I'm a chicken. You'd never think so if you looked at the sorts of things I've done. I moved out when I was in high school; I'm self-employed; I've driven dog-sled teams in Alaska's arctic, built log homes, skied all over the country, driven the Alaska Highway about 20 times (once in winter, twice on a motorcycle). I've raced cars; and worked as a logger, commercial fisherman, and in the North Slope oil fields. But I've had serious battles with fear and doubt the whole time.
This I'm-scared-of-everything-I-do thing has not stopped me from doing stuff, it has just turned me into a real whiner. I get a fun idea, get started on it, and then I'm nearly overwhelmed during the planning and doing of it. Looking back is always great; I've had a ton of fun in retrospect. It's just during the thing that I'm bothered. My fear of money and of what others may think of me builds up this huge obstacle to my having a good time.
This situation came to a head when I began auto racing. My wife and I used to watch the Saturday night action at our local dirt track. After three years of never missing a night, Kerry told me that she was tired of watching races with me; she wanted to watch me race. I was nuts about racing; I sponsored a couple of cars and was buddies with some of the guys. But me, out there where everyone could see? We both knew I would be good at it; I've always driven as though I were being timed. But being good at it was not what scared me.
Then I figured out a solution: I would build a car for my wife to race. That's it! I liked racing. I could field a terrific car, work in the pits, be a part of the action, but I wouldn't have to get out there where I might make a mistake. It was a great idea. Except my wife didn't want to drive a race car. I did.
So we went to "look" at a car that was for sale. Kind of like the guy who takes his wife to "look" at a boat, only she was taking me. When we got there I felt pretty safe. The car was not much to look at, the young man selling it was not very convincing, and the car cost money, of which I had precious little. Kerry urged me to take it for a drive around the gravel pit, and the kid agreed. That was the end of it. I had never experienced anything like it.
I had never even imagined any sensation as exhilarating as going really fast in a machine that was designed to go really fast. I was at a gravel pit so it was even legal. I was going faster than I had ever gone in my life - safely, legally, and with my wife's blessing. I never wanted it to end. I could have made dust clouds at that gravel pit for the rest of my life and been happy. It was really loud, too.
Some people find their groove in music. Some do well in school. Others are involved in occupations that completely captivate them. I found my world strapped into a race car.
Dirt-track racing is simple: The bleachers fill up with people, a girl sings "The Star-Spangled Banner," and the yahoos go fast in circles and try to finish first. Oval tracks vary from town to town, but are usually a quarter mile (like a high school running track) to a half-milelong. The best ones are made of smooth, sticky clay. When everything is right, track, driver, and 24 cars mesh in perfect harmony at unimaginable speeds. During a race, each lap takes only seconds. A driver rarely looks at his gauges, it being unsafe to glance down for even an instant. The driver's helmet is leashed to his left shoulder because the weight of head and helmet becomes too great in the corners.

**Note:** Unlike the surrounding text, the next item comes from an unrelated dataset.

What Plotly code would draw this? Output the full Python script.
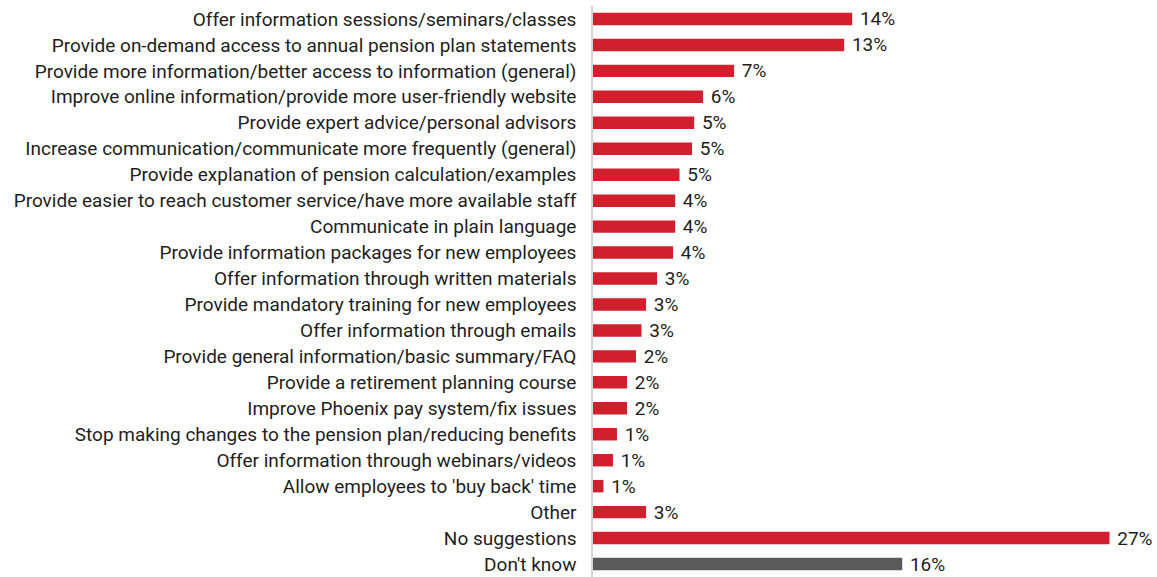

Worry put a big dent in my first season of racing, but early in the second year I had a great change of thought.
It was one of the three state championship races, and cars were there from all the tracks. The bleachers were full to overflowing. That night I realized for the first time that racing was one of the most beautiful examples of human interaction I'd been a part of. There were the people taking tickets, doing their part. The mechanics, the heavy-equipment operator, the announcer, the girl singing the national anthem, the spectators, the kids eating sand in the play area, the tow-truck guy, the security staff, and the drivers sitting in their fire-breathing monsters waiting for the green flag. It was a glorious event, everyone playing his part. And I felt fortunate to have a role too - with no worries.
I had a great night. Up until that race I had been a timid driver: I didn't want to do anything inappropriate. Get me in just the right situation, and I was as fast and graceful as could be. I always finished well, but I had never really given folks the show of which I was capable. Whenever things got tight, I backed off, not wanting conflict. But watching cars go fast isn't a show, racing is a show. That night was the first night I really "raced."
Seventeen laps into the 20-lap main event, Terry McGahan challenged my spot. We went into one turn very hot and he dove in front of me, knowing I would yield. I decided to make him work for it. We went door-to-door for several laps. It made the crowd go nuts. Dirt track stock-car racing is a contact sport, and we made good contact. I used his door for traction and held him off. After the race, Terry was all smiles and back-slapping. "About time you figured this out!"
My racing career took off.
After that year, I graduated up a class to some pretty serious competition in winged sprint cars: twice the horsepower and half the weight. The following year we left Alaska and raced with a professional series. It was brutal competition, and I was barely competitive. But I was happy to be a part of the show and all that goes with it.